>> start Provided information

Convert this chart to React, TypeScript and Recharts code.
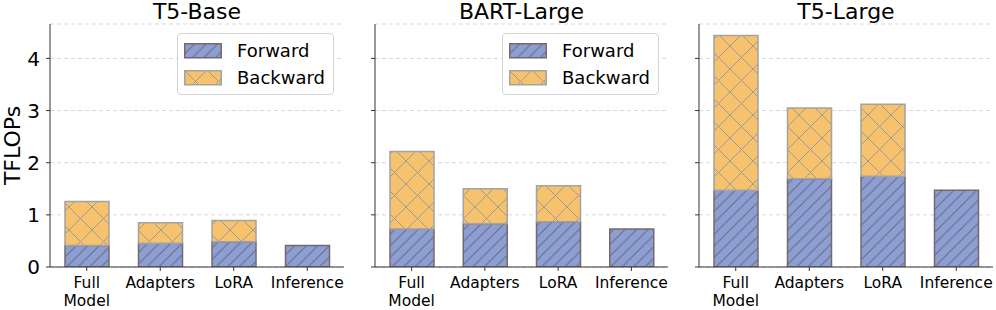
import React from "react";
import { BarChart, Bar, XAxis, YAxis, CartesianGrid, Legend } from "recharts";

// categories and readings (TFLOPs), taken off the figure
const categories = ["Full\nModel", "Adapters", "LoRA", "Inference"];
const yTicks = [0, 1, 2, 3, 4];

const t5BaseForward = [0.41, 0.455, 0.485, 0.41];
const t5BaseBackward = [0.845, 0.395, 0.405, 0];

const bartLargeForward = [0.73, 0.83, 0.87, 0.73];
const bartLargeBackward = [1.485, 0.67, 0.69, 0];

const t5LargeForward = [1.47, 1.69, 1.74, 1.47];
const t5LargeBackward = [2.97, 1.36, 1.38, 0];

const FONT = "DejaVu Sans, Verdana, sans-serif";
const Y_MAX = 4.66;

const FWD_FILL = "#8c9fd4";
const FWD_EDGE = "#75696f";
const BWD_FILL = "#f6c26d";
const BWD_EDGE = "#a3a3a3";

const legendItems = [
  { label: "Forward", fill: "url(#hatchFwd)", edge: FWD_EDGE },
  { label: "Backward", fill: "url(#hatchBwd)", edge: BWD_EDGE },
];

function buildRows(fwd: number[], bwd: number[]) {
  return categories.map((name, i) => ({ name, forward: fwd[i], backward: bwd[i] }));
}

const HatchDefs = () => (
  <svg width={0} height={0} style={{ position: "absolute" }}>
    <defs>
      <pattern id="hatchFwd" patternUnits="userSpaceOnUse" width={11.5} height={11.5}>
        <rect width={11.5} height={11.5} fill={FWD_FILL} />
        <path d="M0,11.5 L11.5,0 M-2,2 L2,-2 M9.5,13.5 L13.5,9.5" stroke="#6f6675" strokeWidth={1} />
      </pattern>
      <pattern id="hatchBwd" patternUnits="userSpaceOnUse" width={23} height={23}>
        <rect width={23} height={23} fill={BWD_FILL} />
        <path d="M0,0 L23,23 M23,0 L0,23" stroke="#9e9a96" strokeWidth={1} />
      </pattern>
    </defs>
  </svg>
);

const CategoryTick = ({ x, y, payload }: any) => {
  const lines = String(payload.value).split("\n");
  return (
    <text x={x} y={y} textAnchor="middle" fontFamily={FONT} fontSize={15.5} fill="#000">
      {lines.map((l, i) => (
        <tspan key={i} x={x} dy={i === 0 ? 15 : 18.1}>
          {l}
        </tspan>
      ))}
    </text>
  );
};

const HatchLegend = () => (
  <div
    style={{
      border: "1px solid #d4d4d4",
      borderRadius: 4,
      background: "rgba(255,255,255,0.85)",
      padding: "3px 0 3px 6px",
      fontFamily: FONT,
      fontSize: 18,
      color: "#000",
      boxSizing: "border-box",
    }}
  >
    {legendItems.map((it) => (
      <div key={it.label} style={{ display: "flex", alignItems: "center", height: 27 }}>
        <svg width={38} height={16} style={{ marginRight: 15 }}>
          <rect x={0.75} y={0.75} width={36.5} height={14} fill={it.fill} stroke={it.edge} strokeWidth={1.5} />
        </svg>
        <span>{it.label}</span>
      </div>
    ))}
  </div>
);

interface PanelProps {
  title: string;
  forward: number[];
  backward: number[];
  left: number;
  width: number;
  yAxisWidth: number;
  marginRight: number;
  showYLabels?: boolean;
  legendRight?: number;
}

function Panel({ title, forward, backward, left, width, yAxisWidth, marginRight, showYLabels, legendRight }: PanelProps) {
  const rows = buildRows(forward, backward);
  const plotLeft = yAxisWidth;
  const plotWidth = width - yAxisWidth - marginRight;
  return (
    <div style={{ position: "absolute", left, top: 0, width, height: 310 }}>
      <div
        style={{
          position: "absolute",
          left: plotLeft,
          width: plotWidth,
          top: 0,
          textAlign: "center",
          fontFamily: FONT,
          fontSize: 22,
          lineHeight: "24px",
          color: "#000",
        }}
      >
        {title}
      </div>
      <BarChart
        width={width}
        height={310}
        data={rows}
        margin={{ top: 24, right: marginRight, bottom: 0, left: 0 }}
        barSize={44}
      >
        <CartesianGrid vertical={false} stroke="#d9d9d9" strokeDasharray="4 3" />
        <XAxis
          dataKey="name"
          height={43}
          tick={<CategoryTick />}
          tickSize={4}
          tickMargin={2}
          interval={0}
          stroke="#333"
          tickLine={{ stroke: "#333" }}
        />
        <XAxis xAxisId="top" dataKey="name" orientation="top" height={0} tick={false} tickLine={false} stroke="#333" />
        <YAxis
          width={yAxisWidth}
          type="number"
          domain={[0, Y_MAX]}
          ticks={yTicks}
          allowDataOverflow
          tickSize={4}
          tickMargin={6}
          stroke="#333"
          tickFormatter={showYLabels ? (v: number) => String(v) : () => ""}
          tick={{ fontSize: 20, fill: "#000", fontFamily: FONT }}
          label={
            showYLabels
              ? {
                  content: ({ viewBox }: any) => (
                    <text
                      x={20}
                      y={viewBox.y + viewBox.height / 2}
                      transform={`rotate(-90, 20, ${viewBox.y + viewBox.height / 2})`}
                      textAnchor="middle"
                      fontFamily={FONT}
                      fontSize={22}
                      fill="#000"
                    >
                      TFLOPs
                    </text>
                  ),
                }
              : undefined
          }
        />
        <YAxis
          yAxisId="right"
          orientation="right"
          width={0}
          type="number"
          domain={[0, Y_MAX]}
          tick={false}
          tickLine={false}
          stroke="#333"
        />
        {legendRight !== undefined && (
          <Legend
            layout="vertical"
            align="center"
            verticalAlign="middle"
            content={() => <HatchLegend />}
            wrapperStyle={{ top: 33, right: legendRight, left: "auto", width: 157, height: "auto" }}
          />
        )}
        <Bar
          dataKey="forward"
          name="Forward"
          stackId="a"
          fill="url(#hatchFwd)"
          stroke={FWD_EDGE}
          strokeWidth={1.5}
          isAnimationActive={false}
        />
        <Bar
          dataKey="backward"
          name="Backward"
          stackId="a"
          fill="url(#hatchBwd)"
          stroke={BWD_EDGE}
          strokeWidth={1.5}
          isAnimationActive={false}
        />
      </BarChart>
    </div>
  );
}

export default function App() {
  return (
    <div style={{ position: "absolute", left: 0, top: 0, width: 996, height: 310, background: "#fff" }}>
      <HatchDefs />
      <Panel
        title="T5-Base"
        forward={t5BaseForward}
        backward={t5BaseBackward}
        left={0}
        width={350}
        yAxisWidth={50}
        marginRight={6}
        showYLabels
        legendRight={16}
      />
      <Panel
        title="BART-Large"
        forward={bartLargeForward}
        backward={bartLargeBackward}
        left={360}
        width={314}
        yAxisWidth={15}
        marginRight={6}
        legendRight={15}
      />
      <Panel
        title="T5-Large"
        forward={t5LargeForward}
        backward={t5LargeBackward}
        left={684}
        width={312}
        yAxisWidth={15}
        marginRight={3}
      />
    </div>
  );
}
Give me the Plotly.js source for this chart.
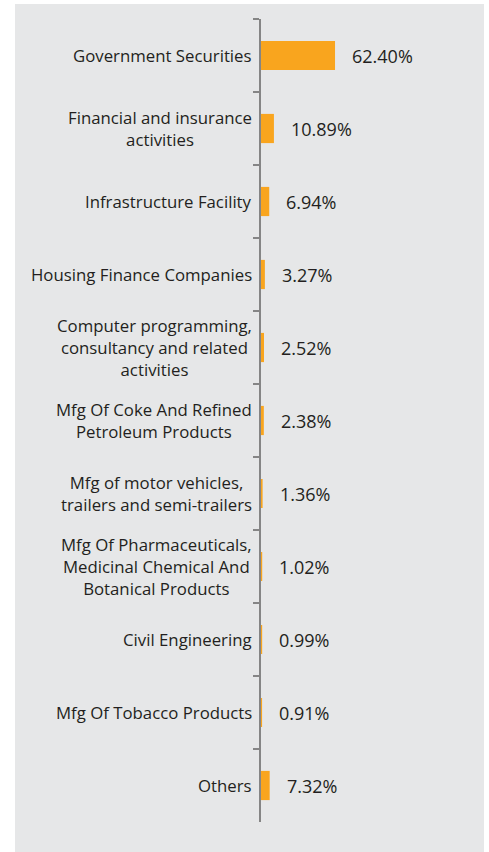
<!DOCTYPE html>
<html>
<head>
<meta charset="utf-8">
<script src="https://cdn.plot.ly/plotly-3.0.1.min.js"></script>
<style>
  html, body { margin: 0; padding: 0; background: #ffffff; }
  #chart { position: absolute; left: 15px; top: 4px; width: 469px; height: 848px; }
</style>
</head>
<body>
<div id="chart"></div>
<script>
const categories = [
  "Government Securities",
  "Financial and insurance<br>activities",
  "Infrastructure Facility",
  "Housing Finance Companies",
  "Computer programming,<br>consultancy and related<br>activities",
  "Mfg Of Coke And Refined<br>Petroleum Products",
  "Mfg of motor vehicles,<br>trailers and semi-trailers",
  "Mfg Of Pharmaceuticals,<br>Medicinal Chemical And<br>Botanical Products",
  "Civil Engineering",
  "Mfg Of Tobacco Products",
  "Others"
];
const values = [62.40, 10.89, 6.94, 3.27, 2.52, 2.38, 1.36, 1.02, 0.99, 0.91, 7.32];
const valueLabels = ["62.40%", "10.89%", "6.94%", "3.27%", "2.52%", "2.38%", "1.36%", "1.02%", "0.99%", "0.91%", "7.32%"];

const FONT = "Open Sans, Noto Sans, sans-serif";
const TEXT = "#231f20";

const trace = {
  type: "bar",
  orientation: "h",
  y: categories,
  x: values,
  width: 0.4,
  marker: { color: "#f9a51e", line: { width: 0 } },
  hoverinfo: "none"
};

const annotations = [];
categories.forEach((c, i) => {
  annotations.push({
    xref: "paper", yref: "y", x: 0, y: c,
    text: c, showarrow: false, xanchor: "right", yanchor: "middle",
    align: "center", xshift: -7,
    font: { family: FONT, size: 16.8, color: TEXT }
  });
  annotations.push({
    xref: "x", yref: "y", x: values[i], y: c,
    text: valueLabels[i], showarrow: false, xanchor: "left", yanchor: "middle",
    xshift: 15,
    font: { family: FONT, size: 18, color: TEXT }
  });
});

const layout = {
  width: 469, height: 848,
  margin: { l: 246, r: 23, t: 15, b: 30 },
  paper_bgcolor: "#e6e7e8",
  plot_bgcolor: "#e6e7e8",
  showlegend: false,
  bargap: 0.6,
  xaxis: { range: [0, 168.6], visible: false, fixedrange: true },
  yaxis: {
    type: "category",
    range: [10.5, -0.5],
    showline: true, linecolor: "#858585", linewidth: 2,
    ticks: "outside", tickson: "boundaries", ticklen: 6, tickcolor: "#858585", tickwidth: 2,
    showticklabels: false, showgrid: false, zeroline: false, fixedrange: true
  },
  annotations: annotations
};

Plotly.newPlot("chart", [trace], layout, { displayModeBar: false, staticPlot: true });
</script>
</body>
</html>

>> end Provided information

Reproduce exactly the run of lines that opens the listing and closes with the line holding "const yTicks = [0, 1, 2, 3, 4];". Pictures are excluded.

Response below →
Convert this chart to React, TypeScript and Recharts code.
import React from "react";
import { BarChart, Bar, XAxis, YAxis, CartesianGrid, Legend } from "recharts";

// categories and readings (TFLOPs), taken off the figure
const categories = ["Full\nModel", "Adapters", "LoRA", "Inference"];
const yTicks = [0, 1, 2, 3, 4];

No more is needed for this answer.